Знаю, что ей нельзя давать надежду, пока я не в курсе событий, но что делать? Оттолкнуть ее, когда она смотрит так, будто сейчас решается судьба всего человечества? Она ведь ждет, что я что-то скажу или подам знак, дам ей понять, кто я есть на самом деле.

Я не могу.

Тяну к ней руки и обнимаю за плечи.

— Простите, — активизируется ее няня. — Не думаю, что хозяину понравилось бы…

Я смотрю на нее так, что она тут же замолкает и поджимает губы.

— Звоните своему хозяину и обрисуйте ситуацию, — шиплю. — А лучше давайте я, ваше каменное выражение лица играет не в вашу пользу.

Я сомневаюсь, что эта женщина может выражать эмоции. У нее холодные, безжизненные глаза, тонкие бледные губы и светлая кожа. Она не проявляет и капли тепла к малышке, лишь холодно констатирует факты. А еще этот взгляд: ледяной и пробирающий до костей. Не удивительно, что малышка смотрела на нее как-то затравленно и со страхом.

Няня-робот.

Не удивлюсь, что и драконом Маша называла именно ее.

Теперь понятно, почему малышка ищет тепла в совершенно чужом человеке и прижимается ко мне так сильно и доверчиво, что я готова разорвать ее отца. Да что же это такое происходит? Неужели нельзя было по-человечески, чтобы не травмировать ни меня, ни ребенка.

— Мамочка, — шепчет она мне на ухо. — Я знала, что ты плидешь. Всегда знала.

— Малыш… — я отстраняю девочку от себя, беру ее холодные ручки в свои ладони и смотрю на няню, которая уже набирает Адама. — Дайте сюда! — рычу, когда она что-то холодно мямлит в трубку. — Я быстро, ладно, малыш? Постой тут.

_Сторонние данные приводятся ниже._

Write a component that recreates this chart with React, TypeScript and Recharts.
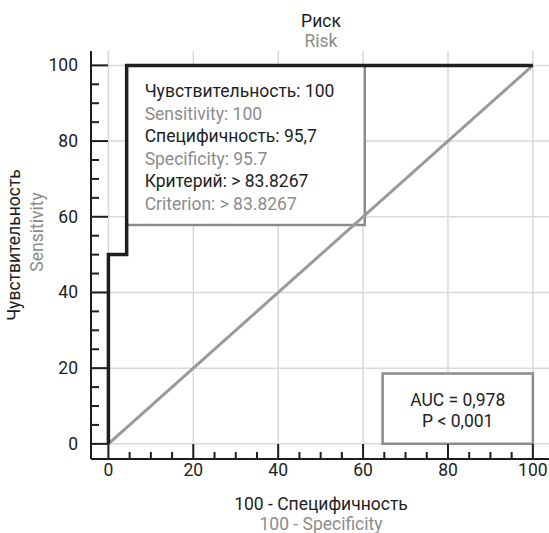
import { LineChart, Line, XAxis, YAxis, CartesianGrid, ReferenceArea } from "recharts";

const rocX = [0, 0, 4.3, 4.3, 100];
const rocY = [0, 50, 50, 100, 100];
const diagX = [0, 100];
const diagY = [0, 100];
const majorTicks = [0, 20, 40, 60, 80, 100];
const allTicks = [0, 5, 10, 15, 20, 25, 30, 35, 40, 45, 50, 55, 60, 65, 70, 75, 80, 85, 90, 95, 100];

const infoBox = { x1: 4.3, x2: 60.4, y1: 57.8, y2: 100 };
const infoLines = [
  "Чувствительность: 100",
  "Sensitivity: 100",
  "Специфичность: 95,7",
  "Specificity: 95.7",
  "Критерий: > 83.8267",
  "Criterion: > 83.8267",
];
const aucBox = { x1: 64.6, x2: 100, y1: 0, y2: 18.6 };
const aucLines = ["AUC = 0,978", "P < 0,001"];

const titleLines = ["Риск", "Risk"];
const xTitleLines = ["100 - Специфичность", "100 - Specificity"];
const yTitleLines = ["Чувствительность", "Sensitivity"];

const X_DOMAIN = [-4.1, 103.8];
const Y_DOMAIN = [-4, 103.8];

const FONT = "Roboto, 'Liberation Sans', Arial, sans-serif";
const FS = 17.5;
const DARK = "#1e1e1e";
const GREY = "#8c8c8c";

const rocData = rocX.map((x, i) => ({ x, y: rocY[i] }));
const diagData = diagX.map((x, i) => ({ x, y: diagY[i] }));

const isMajor = (v: number) => v % 20 === 0;

// ticks point inwards: mark drawn from the axis line into the plot
const XTick = (props: any) => {
  const { x, y, payload } = props;
  const major = isMajor(payload.value);
  const len = major ? 15 : 7;
  return (
    <g>
      <rect x={x - 1} y={y - len} width={2} height={len} fill={DARK} />
      {major && (
        <text x={x} y={y + 17} textAnchor="middle" fontSize={FS} fontFamily={FONT} fill={DARK}>
          {payload.value}
        </text>
      )}
    </g>
  );
};

const YTick = (props: any) => {
  const { x, y, payload } = props;
  const major = isMajor(payload.value);
  const len = major ? 17 : 8;
  return (
    <g>
      <rect x={x} y={y - 1} width={len} height={2} fill={DARK} />
      {major && (
        <text x={x - 13} y={y + 6} textAnchor="end" fontSize={FS} fontFamily={FONT} fill={DARK}>
          {payload.value}
        </text>
      )}
    </g>
  );
};

const XTitle = (props: any) => {
  const { x, y, width } = props.viewBox;
  const cx = x + width / 2 + 1;
  return (
    <g fontFamily={FONT} fontSize={FS} textAnchor="middle">
      <text x={cx} y={y + 51} fill={DARK}>{xTitleLines[0]}</text>
      <text x={cx} y={y + 71} fill={GREY}>{xTitleLines[1]}</text>
      {/* chart title sits above the plot, centred the same way */}
      <text x={cx} y={27} fill={DARK}>{titleLines[0]}</text>
      <text x={cx} y={47} fill={GREY}>{titleLines[1]}</text>
    </g>
  );
};

const YTitle = (props: any) => {
  const { y, height } = props.viewBox;
  const cy = y + height / 2;
  return (
    <g fontFamily={FONT} fontSize={FS} textAnchor="middle">
      <text transform={`translate(20,${cy - 10}) rotate(-90)`} fill={DARK}>{yTitleLines[0]}</text>
      <text transform={`translate(43,${cy - 23}) rotate(-90)`} fill={GREY}>{yTitleLines[1]}</text>
    </g>
  );
};

const InfoLabel = (props: any) => {
  const { x, y } = props.viewBox;
  return (
    <g>
      {infoLines.map((t, i) => (
        <text key={i} x={x + 18} y={y + 32 + i * 22.5} fontSize={FS} fontFamily={FONT} fill={i % 2 ? GREY : DARK}>
          {t}
        </text>
      ))}
    </g>
  );
};

const AucLabel = (props: any) => {
  const { x, y, width } = props.viewBox;
  return (
    <g>
      {aucLines.map((t, i) => (
        <text key={i} x={x + width / 2} y={y + 33 + i * 21} textAnchor="middle" fontSize={FS} fontFamily={FONT} fill={DARK}>
          {t}
        </text>
      ))}
    </g>
  );
};

export default function App() {
  return (
    <div style={{ position: "absolute", left: 0, top: 0, width: 549, height: 533 }}>
      <LineChart width={549} height={533} margin={{ top: 51, right: 0, bottom: 0, left: 0 }}>
        <CartesianGrid
          horizontalValues={majorTicks}
          verticalValues={majorTicks}
          stroke="#d9d9d9"
          strokeWidth={1.5}
        />
        <XAxis
          type="number"
          dataKey="x"
          domain={X_DOMAIN}
          allowDataOverflow
          ticks={allTicks}
          interval={0}
          tickSize={0}
          tickMargin={0}
          tickLine={false}
          tick={<XTick />}
          height={74}
          axisLine={{ stroke: DARK, strokeWidth: 2 }}
          label={<XTitle />}
        />
        <YAxis
          type="number"
          dataKey="y"
          domain={Y_DOMAIN}
          allowDataOverflow
          ticks={allTicks}
          interval={0}
          tickSize={0}
          tickMargin={0}
          tickLine={false}
          tick={<YTick />}
          width={91}
          axisLine={{ stroke: DARK, strokeWidth: 2 }}
          label={<YTitle />}
        />
        <ReferenceArea
          {...infoBox}
          fill="#ffffff"
          fillOpacity={1}
          stroke={GREY}
          strokeWidth={2.5}
          label={<InfoLabel />}
        />
        <ReferenceArea
          {...aucBox}
          fill="#ffffff"
          fillOpacity={1}
          stroke={GREY}
          strokeWidth={2.5}
          label={<AucLabel />}
        />
        <Line
          data={diagData}
          dataKey="y"
          type="linear"
          stroke="#9a9a9a"
          strokeWidth={3}
          dot={false}
          isAnimationActive={false}
        />
        <Line
          data={rocData}
          dataKey="y"
          type="linear"
          stroke={DARK}
          strokeWidth={3.5}
          strokeLinejoin="miter"
          dot={false}
          isAnimationActive={false}
        />
      </LineChart>
    </div>
  );
}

Она понимающе кивает и отпускает мои руки. Отхожу, чтобы Маша не слышала наш разговор.

— Ангелина?

— Да я тут. Какого черта происходит, Адам? Твоя дочь что, не знает мать в лицо?

— Она погибла при родах, — чеканит он. — Маша ее никогда не видела.

Я замолкаю, не понимая, почему тогда взрослая девочка так бросается на чужих людей.

— Что мне ей сказать, Адам? Ты лучше знаешь свою дочь, что говорить?